Wednesday, June 25, 2014
In his decision today in Baskin v. Bogan, United States District Judge Richard Young permanently enjoined Indiana officials from enforcing its requirement that marriage requires a female and a male, and its ban on the recognition of same sex marriages legally valid in other states, Indiana Code Section 31-11-1-1 (subsections a & b).
After resolving problems of the proper defendant and quickly disposing of the argument that Baker v. Nelson's summary finding by the Supreme Court in 1972 has meaningful precedential value, Judge Young's opinion proceeds along three separate tracks.
First, Judge Young finds that marriage is a fundamental right and therefore the statutory ban on same-sex marriage should be subject to strict scrutiny. Judge Young concluded that the scope of the fundamental right is not limited, quoting Judge Black's opinion in Henry v. Himes that the United States Supreme Court has not limited this fundamental right in its pertinent cases; the Court "consistently describes a general ‘fundamental right to marry’ rather than ‘the right to interracial marriage,’ ‘the right to inmate marriage,’ or ‘the right of people owing child support to marry.’" Applying strict scrutiny, Judge Young articulates the state's proffered interest "in conferring the special benefit of civil marriage to only one man and one woman is justified by its interest in encouraging the couple to stay together for the sake of any unintended children that their sexual union may create," but declines to asess it and assumes that it is "sufficiently important interest." However, Judge Young finds that the state has not demonstrated that the statute is “closely tailored” to that interest, but instead is "both over- and under-inclusive."

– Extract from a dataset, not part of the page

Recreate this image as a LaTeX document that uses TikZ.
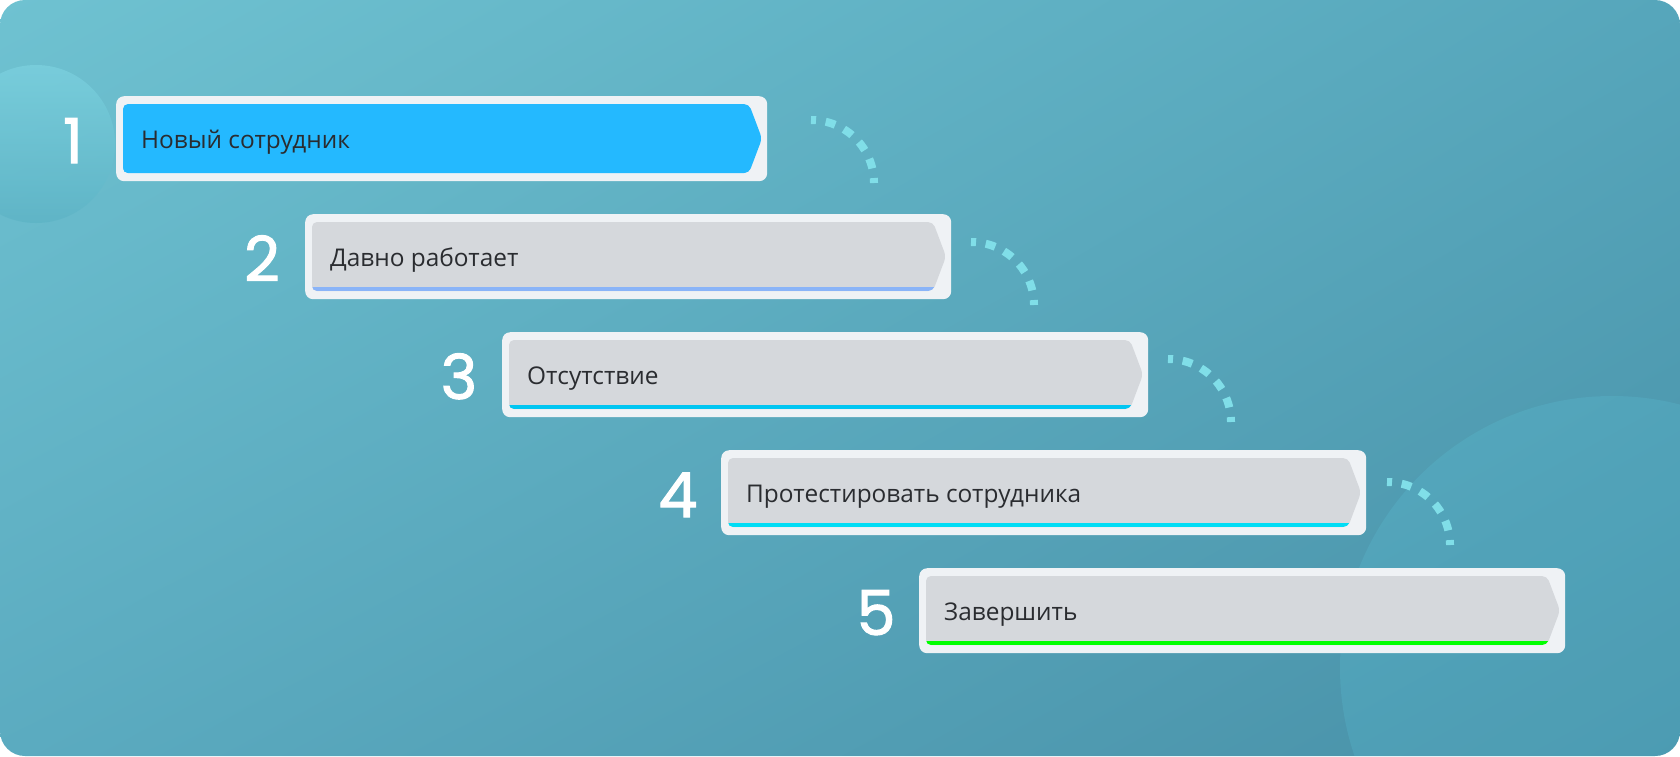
\documentclass[tikz,border=0pt]{standalone}
\usepackage{fontspec}
\setmainfont{Open Sans}
\newfontfamily\numfont[FakeBold=1.6]{Poppins}
\usetikzlibrary{calc,shadings}
\definecolor{bgA}{HTML}{6FC2D1}
\definecolor{bgB}{HTML}{56A6BB}
\definecolor{bgC}{HTML}{5BABC0}
\definecolor{bgD}{HTML}{4890A7}
\definecolor{outerc}{HTML}{EFF2F5}
\definecolor{innerg}{HTML}{D5D8DC}
\definecolor{innerb}{HTML}{24B9FF}
\definecolor{lineA}{HTML}{8AB4F8}
\definecolor{lineB}{HTML}{00C6F2}
\definecolor{lineC}{HTML}{00DDF5}
\definecolor{lineD}{HTML}{00FF00}
\definecolor{dotc}{HTML}{80DEE8}
\definecolor{txtc}{HTML}{2A2C30}
\definecolor{circA}{HTML}{7ACFDD}
\definecolor{circB}{HTML}{5EB4C6}
\definecolor{circR}{HTML}{5EC6DC}
\tikzset{
  outerbox/.style={fill=outerc, rounded corners=8pt, inner sep=0pt, anchor=north west},
  lbl/.style={text=txtc, font=\fontsize{24.4}{28}\selectfont, inner sep=0pt, anchor=base west},
  numlbl/.style={text=white, font=\numfont\fontsize{62}{64}\selectfont, inner sep=0pt, anchor=base},
  dotarc/.style={draw=dotc, line width=8pt, dash pattern=on 10pt off 9.8pt, dash phase=5pt},
}
\newcommand\drawstep[8]{%
  \pgfmathsetmacro\stW{#4-#2}%
  \pgfmathsetmacro\stB{#3+85}%
  \node[outerbox, minimum width=\stW pt, minimum height=85pt] (box#1) at (#2,#3) {};
  \begin{scope}
    \clip[rounded corners=5pt] (#2+7,#3+8) -- (#4-18,#3+8) -- (#4-5,#3+42.5) -- (#4-18,\stB-8) -- (#2+7,\stB-8) -- cycle;
    \fill[#5] (#2,#3) rectangle (#4,\stB);
    \fill[#6] (#2,\stB-12.5) rectangle (#4,\stB-8);
  \end{scope}
  \node[lbl] (txt#1) at (#2+25,#3+52.5) {#7};
  \node[numlbl] (num#1) at (#2-43,#3+67) {#8};
}
\begin{document}
\begin{tikzpicture}[x=1pt,y=-1pt]
\useasboundingbox (0,0) rectangle (1680,756);
\fill[white] (0,0) rectangle (1680,756);
\begin{scope}
  \clip[rounded corners=25pt] (0,0) rectangle (1680,756);
  \shade[upper left=bgA, upper right=bgB, lower left=bgC, lower right=bgD] (0,0) rectangle (1680,756);
  \shade[top color=circA, bottom color=circB, opacity=0.85] (36,144) circle[radius=79pt];
  \fill[circR, opacity=0.22] (1612,668) circle[radius=272pt];
\end{scope}
\drawstep{1}{116}{96}{767}{innerb}{innerb}{Новый сотрудник}{1}
\drawstep{2}{305}{214}{951}{innerg}{lineA}{Давно работает}{2}
\drawstep{3}{502}{332}{1148}{innerg}{lineB}{Отсутствие}{3}
\drawstep{4}{721}{450}{1366}{innerg}{lineC}{Протестировать сотрудника}{4}
\drawstep{5}{919}{568}{1565}{innerg}{lineD}{Завершить}{5}
\coordinate (a1) at (811,120);
\coordinate (a2) at (971,242);
\coordinate (a3) at (1168,359);
\coordinate (a4) at (1387,482);
\draw[dotarc] (a1) arc[start angle=90, end angle=0, radius=63pt];
\draw[dotarc] (a2) arc[start angle=90, end angle=0, radius=63pt];
\draw[dotarc] (a3) arc[start angle=90, end angle=0, radius=63pt];
\draw[dotarc] (a4) arc[start angle=90, end angle=0, radius=63pt];
\end{tikzpicture}
\end{document}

Second, Judge Young analyzes the statute on the basis of equal protection, rejecting the argument that the statute makes a gender classification and concluding that it makes a sexual orientation classification. While Judge Young contends that while it might be time to "reconsider" whether sexual orientation classifications should be analyzed under rational basis scrutiny, the "court will leave that decision to the Seventh Circuit, where this case will surely be headed." Applying rational basis scrutiny, however, Judge Young concludes that there is no rational relationship to the interests proffered by the state.
Third, Judge Young independently analyzes subsection b of the statute, applying to recognition. The judge notes that the "parties agree that out-of-state, same-sex marriages are treated differently than out-of-state, opposite-sex marriages," and thus "the question is whether that difference violates the Equal Protection Clause." Again, applying rational basis scrutiny, Judge Young concludes:
Defendants proffer that the state refuses to recognize same-sex marriages because it conflicts with the State’s philosophy of marriage – that is that marriage is to ameliorate the consequences of unintended children. Recognizing the valid same-sex marriages performed in other states, however, has no link whatsoever to whether opposite-sex couples have children or stay together for those children. Thus, there is no rational basis to refuse recognition and void out-of-state, same-sex marriages.
Judge Young's opinion is economical (at 36 pages), well-structured, and well-supported with relevant citations. Judge Young did not issue a stay of his opinion. One assumes that such a decision may be sought from the Seventh Circuit.